Raleigh's Motives on the Page
After failed earlier fame and imprisonment, Raleigh needed a win. Discovery of Guiana argues that English neglect of the Orinoco invites Spanish advantage. He flatters Elizabeth, emphasizes Protestant destiny, and portrays himself as bold yet prudent commander. Skepticism is warranted — yet the account still conveys genuine geographic knowledge and navigational courage.
Ask while reading: Who benefits if I believe this paragraph?
How to Approach the Language
If Shakespeare and Sidney feel approachable, Raleigh will too with patience. If early modern English is new:
- Read a modern annotated edition if available - Keep a glossary for archaic terms (pinnace, casique) - Read chapters in short bursts; do not chase plot like a novel
Audio helps some readers; Elizabethan rhythm emerges in the ear.
Suggested Reading Plan
Session 1: Introduction and departure — note rhetorical aims.
Session 2: Orinoco ascent — track indigenous interactions and environmental obstacles.
Session 3: El Dorado stories and conclusion — analyze rumor chains.

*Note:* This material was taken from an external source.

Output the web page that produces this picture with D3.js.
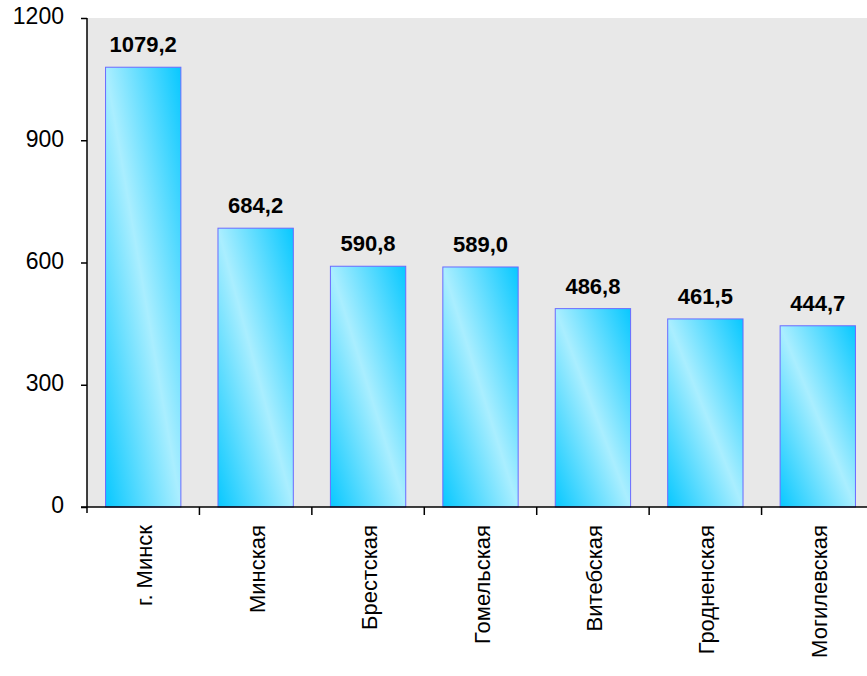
<!DOCTYPE html>
<html>
  <head>
    <meta charset="utf-8">
    <title>Bar Chart</title>
    <script src="https://d3js.org/d3.v7.min.js"></script>
    <style>
      body { margin: 0; background: #fff; }
      svg { display: block; font-family: "Liberation Sans", Arial, sans-serif; }
    </style>
  </head>
  <body>
    <div id="chart"></div>
    <script>
      // Data
      var regions = ["г. Минск", "Минская", "Брестская", "Гомельская", "Витебская", "Гродненская", "Могилевская"];
      var values = [1079.2, 684.2, 590.8, 589.0, 486.8, 461.5, 444.7];
      var yTicks = [0, 300, 600, 900, 1200];

      var data = regions.map(function(r, i) { return {region: r, value: values[i]}; });

      // Dimensions
      var margin = {top: 18, right: 0, bottom: 169, left: 87},
          width = 787,
          height = 676 - margin.top - margin.bottom;

      var svg = d3.select("#chart")
        .append("svg")
          .attr("width", 867)
          .attr("height", 676)
        .append("g")
          .attr("transform", "translate(" + margin.left + "," + margin.top + ")");

      // Gradient for bars
      var defs = svg.append("defs");
      var grad = defs.append("linearGradient")
          .attr("id", "barGrad")
          .attr("x1", 0).attr("y1", 1)
          .attr("x2", 1).attr("y2", 0);
      grad.append("stop").attr("offset", "0%").attr("stop-color", "#08c8ff");
      grad.append("stop").attr("offset", "50%").attr("stop-color", "#aaeeff");
      grad.append("stop").attr("offset", "100%").attr("stop-color", "#08c8ff");

      // Plot background
      svg.append("rect")
          .attr("width", width)
          .attr("height", height)
          .attr("fill", "#e8e8e8");

      // Scales
      var x = d3.scaleBand()
          .domain(regions)
          .range([0, width])
          .paddingInner(0.33)
          .paddingOuter(0.165);

      var y = d3.scaleLinear()
          .domain([0, 1200])
          .range([height, 0]);

      var step = x.step();

      // Bars
      svg.selectAll(".bar")
        .data(data)
        .enter()
        .append("rect")
          .attr("class", "bar")
          .attr("x", function(d) { return x(d.region); })
          .attr("y", function(d) { return y(d.value); })
          .attr("width", x.bandwidth())
          .attr("height", function(d) { return height - y(d.value); })
          .attr("fill", "url(#barGrad)")
          .attr("stroke", "#6a6aff")
          .attr("stroke-width", 1);

      // Value labels
      svg.selectAll(".val")
        .data(data)
        .enter()
        .append("text")
          .attr("class", "val")
          .attr("x", function(d) { return x(d.region) + x.bandwidth() / 2; })
          .attr("y", function(d) { return y(d.value) - 15; })
          .attr("text-anchor", "middle")
          .style("font-size", "22px")
          .style("font-weight", "bold")
          .text(function(d) { return d3.format(".1f")(d.value).replace(".", ","); });

      // Y axis
      var yAxis = svg.append("g")
          .call(d3.axisLeft(y).tickValues(yTicks).tickSize(6).tickPadding(17).tickFormat(d3.format("d")));
      yAxis.select(".domain").attr("d", "M0," + (height + 6) + "V0").attr("stroke", "#000").attr("stroke-width", 1.5);
      yAxis.selectAll(".tick line").attr("stroke", "#000").attr("stroke-width", 1.5);
      yAxis.selectAll(".tick text")
          .style("font-size", "23px")
          .attr("fill", "#000")
          .attr("dy", "0.25em");

      // X axis
      var xAxis = svg.append("g")
          .attr("transform", "translate(0," + height + ")");
      xAxis.append("line")
          .attr("x1", -6).attr("x2", width)
          .attr("stroke", "#000").attr("stroke-width", 1.5);
      xAxis.selectAll(".xtick")
        .data(regions)
        .enter()
        .append("line")
          .attr("class", "xtick")
          .attr("x1", function(d) { return x(d) + x.bandwidth() + (step - x.bandwidth()) / 2; })
          .attr("x2", function(d) { return x(d) + x.bandwidth() + (step - x.bandwidth()) / 2; })
          .attr("y1", 0).attr("y2", 8)
          .attr("stroke", "#000").attr("stroke-width", 1.5);
      xAxis.selectAll(".xlabel")
        .data(regions)
        .enter()
        .append("text")
          .attr("class", "xlabel")
          .attr("transform", function(d) {
            return "translate(" + (x(d) + x.bandwidth() / 2 + 9) + ",18) rotate(-90)";
          })
          .attr("text-anchor", "end")
          .style("font-size", "22px")
          .text(function(d) { return d; });
    </script>
  </body>
</html>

Afterward, read one scholarly summary of Raleigh's career to place the voyage in his political fall and eventual execution (1603).
Pairings
Contrast with Bartolomé de las Casas for Spanish colonial critique. Pair with Charles Mann's *1491* or *1493* for modern synthesis on pre- and post-contact Americas. For literary kinship, compare Defoe and later travel narratives that blend fact with promotion.
Questions to Carry
- Where does Raleigh admit failure versus reframe it? - How does El Dorado function as idea even without gold? - What strategies does he use to secure patronage? - Which passages would indigenous historians challenge first?
Why Read It Today
The Discovery of Guiana teaches how empires imagine places before they conquer them — and how fine prose can make desire feel like destiny. Raleigh did not find a golden city, but he helped inscribe a real region into European imagination with consequences lasting centuries.
Read it as primary source: beautiful, partial, dangerous, indispensable.
Editions and Editorial Apparatus
Modern readers benefit from editions that annotate Raleigh's geography and identify historical figures obscured by Elizabethan spelling. The Hakluyt Society and academic presses have produced versions with maps of the Orinoco basin that clarify how far Raleigh actually traveled versus how far he imagined. Cross-reference place names against contemporary cartography: some "discoveries" are renaming of indigenous territories already inhabited for millennia. Treat footnotes as part of the reading experience, not optional scholarship.
Raleigh's narrative also rewards comparison with other El Dorado quests — from Gonzalo Pizarro's Amazon expedition to later Sir Walter Ralegh imitators — to see how a myth outruns any single voyage.